Venice Beach Hot Spot



by Melanie Camp

It’s not like anyone needs an excuse to hit up Venice Beach when the temperature pushes past 80 degrees, but this year’s Abbot Kinney Festival provided an extra incentive, pulling in a crowd that crammed the mile-long stretch of the world-famous Abbot Kinney Boulevard.

Debbie and her husband Kimo Cornwell of the legendary jazz-fusion band Hiroshima cycled to the event

The festival, is now in its 32nd year. However, for Kimo Cornwell of the legendary jazz-fusion band Hiroshima, this year was his first Abbot Kinney Festival. “Every other year I’ve been on the road,” he says. He and his wife Debbie, who both live in Venice, had cycled to the event. Debbie joked she’d like the bike valet to stay after the festival. “It makes it so easy. I ride my bike here every year.”

Artists, voter registration booths, and food trucks lined the road that was blocked off to cars for a pedestrian takeover.  The Boulevard’s eclectic boutiques, artisan eateries, and influential art galleries all had tents, adding to the local flavor.

Charles Barkley the pit bull one cools off in the puppy pool with a furry friend

Outside The Modern Dog an inflatable kiddie pool had been filled with water. “I love that the festival is dog-friendly but I worry when it gets this hot,” says store manager, Taya. Furry Venice locals made a beeline to the pool, dipping paws, taking a sip. Charles Barkley (the pit bull not the other one) plopped into the water to cool down.

Taya says the festival “brings a lot of people who aren’t acquainted with Abbot Kinney and all the unique stores.” Each year the popular dog boutique uses the festival to give a little extra love to the local talent they represent.

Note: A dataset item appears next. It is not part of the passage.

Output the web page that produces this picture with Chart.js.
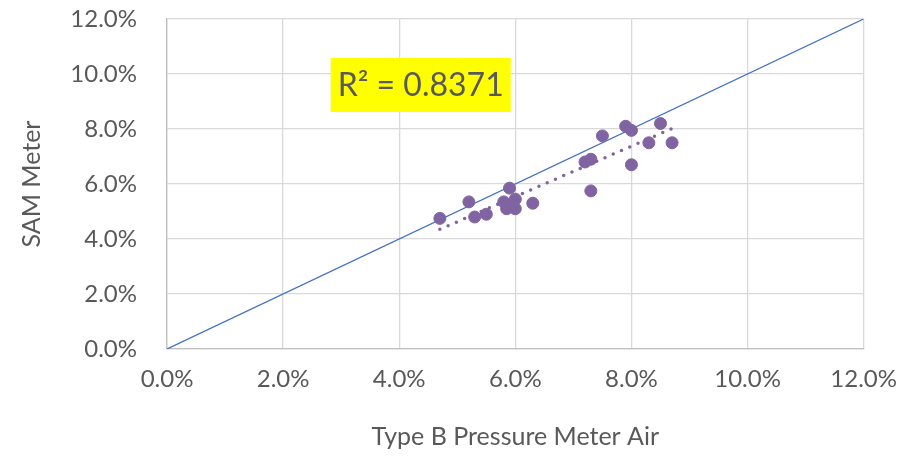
<!DOCTYPE html>
<html>
<head>
<meta charset="utf-8">
<script src="https://cdn.jsdelivr.net/npm/chart.js@4.4.1/dist/chart.umd.min.js"></script>
<style>
  html, body { margin: 0; padding: 0; background: #fff; }
  #wrap { width: 913px; height: 456px; }
</style>
</head>
<body>
<div id="wrap"><canvas id="samChart"></canvas></div>
<script>
// Type B pressure meter air (%) vs SAM meter air (%)
const typeBAir = [4.7, 5.2, 5.3, 5.5, 5.9, 5.8, 6.0, 5.95, 5.85, 6.0, 6.3, 7.3, 7.2, 7.3, 7.5, 7.9, 8.0, 8.0, 8.3, 8.5, 8.7];
const samAir   = [4.75, 5.35, 4.8, 4.9, 5.85, 5.35, 5.45, 5.2, 5.1, 5.1, 5.3, 5.75, 6.8, 6.9, 7.75, 8.1, 7.95, 6.7, 7.5, 8.2, 7.5];
const axisTicks = [0, 2, 4, 6, 8, 10, 12];
const rSquaredText = 'R² = 0.8371';

const points = typeBAir.map((x, i) => ({ x: x, y: samAir[i] }));

// linear trendline (least squares), like Excel's
const n = typeBAir.length;
const mx = typeBAir.reduce((a, b) => a + b, 0) / n;
const my = samAir.reduce((a, b) => a + b, 0) / n;
let sxy = 0, sxx = 0;
for (let i = 0; i < n; i++) {
    sxy += (typeBAir[i] - mx) * (samAir[i] - my);
    sxx += (typeBAir[i] - mx) * (typeBAir[i] - mx);
}
const slope = sxy / sxx;
const icpt = my - slope * mx;
const xMin = Math.min(...typeBAir), xMax = Math.max(...typeBAir);
const trend = [{ x: xMin, y: icpt + slope * xMin }, { x: xMax, y: icpt + slope * xMax }];

const FONT = 'Lato, "Open Sans", sans-serif';
const GREY = '#595959';

// yellow R² label
const r2Label = {
    id: 'r2Label',
    afterDatasetsDraw(chart) {
        const { ctx, scales } = chart;
        const cx = scales.x.getPixelForValue(4.37);
        const cy = scales.y.getPixelForValue(9.6);
        ctx.save();
        ctx.font = '32px ' + FONT;
        const w = ctx.measureText(rSquaredText).width;
        ctx.fillStyle = '#FFFF00';
        ctx.fillRect(cx - w / 2 - 7, cy - 27, w + 14, 54);
        ctx.fillStyle = GREY;
        ctx.textAlign = 'center';
        ctx.textBaseline = 'middle';
        ctx.fillText(rSquaredText, cx, cy + 1);
        ctx.restore();
    }
};

const ctxSam = document.getElementById('samChart').getContext('2d');
const samChart = new Chart(ctxSam, {
    type: 'scatter',
    data: {
        datasets: [{
            label: 'Data',
            data: points,
            backgroundColor: '#8064A2',
            borderColor: '#8064A2',
            pointRadius: 6,
            pointHoverRadius: 6,
            order: 1
        }, {
            label: 'Trend',
            data: trend,
            showLine: true,
            borderColor: '#8064A2',
            borderWidth: 3.5,
            borderDash: [0, 9],
            borderCapStyle: 'round',
            pointRadius: 0,
            order: 2
        }, {
            label: 'Equality',
            data: [{ x: 0, y: 0 }, { x: 12, y: 12 }],
            showLine: true,
            borderColor: '#4472C4',
            borderWidth: 1.3,
            pointRadius: 0,
            order: 3
        }]
    },
    options: {
        responsive: true,
        maintainAspectRatio: false,
        animation: false,
        layout: { padding: { top: 0, right: 49, left: 13, bottom: 0 } },
        plugins: {
            legend: { display: false },
            tooltip: { enabled: false }
        },
        scales: {
            x: {
                type: 'linear',
                min: 0, max: 12,
                afterBuildTicks: (axis) => { axis.ticks = axisTicks.map(v => ({ value: v })); },
                afterFit: (axis) => { axis.height = 107; },
                grid: { color: '#D9D9D9', lineWidth: 1.3, drawTicks: false },
                border: { color: '#BFBFBF', width: 1.3 },
                ticks: {
                    color: GREY, padding: 16,
                    font: { family: FONT, size: 24 },
                    callback: (v) => v.toFixed(1) + '%'
                },
                title: {
                    display: true, text: 'Type B Pressure Meter Air', color: GREY,
                    font: { family: FONT, size: 25 }, padding: { top: 14 }
                }
            },
            y: {
                type: 'linear',
                min: 0, max: 12,
                afterBuildTicks: (axis) => { axis.ticks = axisTicks.map(v => ({ value: v })); },
                afterFit: (axis) => {
                    axis.width = 154;
                    axis.paddingTop = 19;
                    axis.paddingBottom = 0;
                },
                grid: { color: '#D9D9D9', lineWidth: 1.3, drawTicks: false },
                border: { color: '#BFBFBF', width: 1.3 },
                ticks: {
                    color: GREY, padding: 30,
                    font: { family: FONT, size: 24 },
                    callback: (v) => v.toFixed(1) + '%'
                },
                title: {
                    display: true, text: 'SAM Meter', color: GREY,
                    font: { family: FONT, size: 25 }, padding: { bottom: 0 }
                }
            }
        }
    },
    plugins: [r2Label]
});
</script>
</body>
</html>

Seiba collars and leashes share a Fair Trade partnership with women from a small Town in Chiapas Mexico. The collars come with matching friendship bracelets for parents

Like Ashley Shoshan, the woman behind Seiba collars and leashes. Shoshan has a Fair Trade partnership with 10 women in a small Town in Chiapas Mexico. The women weave the collars – as well as the matching friendship bracelets for pawrents. “I initially started working with 4 women, now there’s 10.” The arrangement has empowered the woman to successfully run their own business.

Taya (right) says The Modern Dog uses the festival to give a little extra love to the local talent they represent. Including Ashley Shoshan (left), the woman behind Seiba collars and leashes

Social impact is important to Shoshan. She also believes in supporting local artisans. All the leatherwork is done in Los Angeles. The product’s swing tags are biodegradable and contain wildflower seedlings that sprout as the paper tags breakdown. The company also supports Los Angeles charities, NKLA and Canine Connected.

“I just love what Ashley does,” says Taya. A hippie at heart, Taya says she thinks the festival is a “beautiful way for the community to celebrate one another. Everyone is smiling. It feels good. I love it, but I’m a big kid,” as she heads off to get a hose and refill the puppy pool.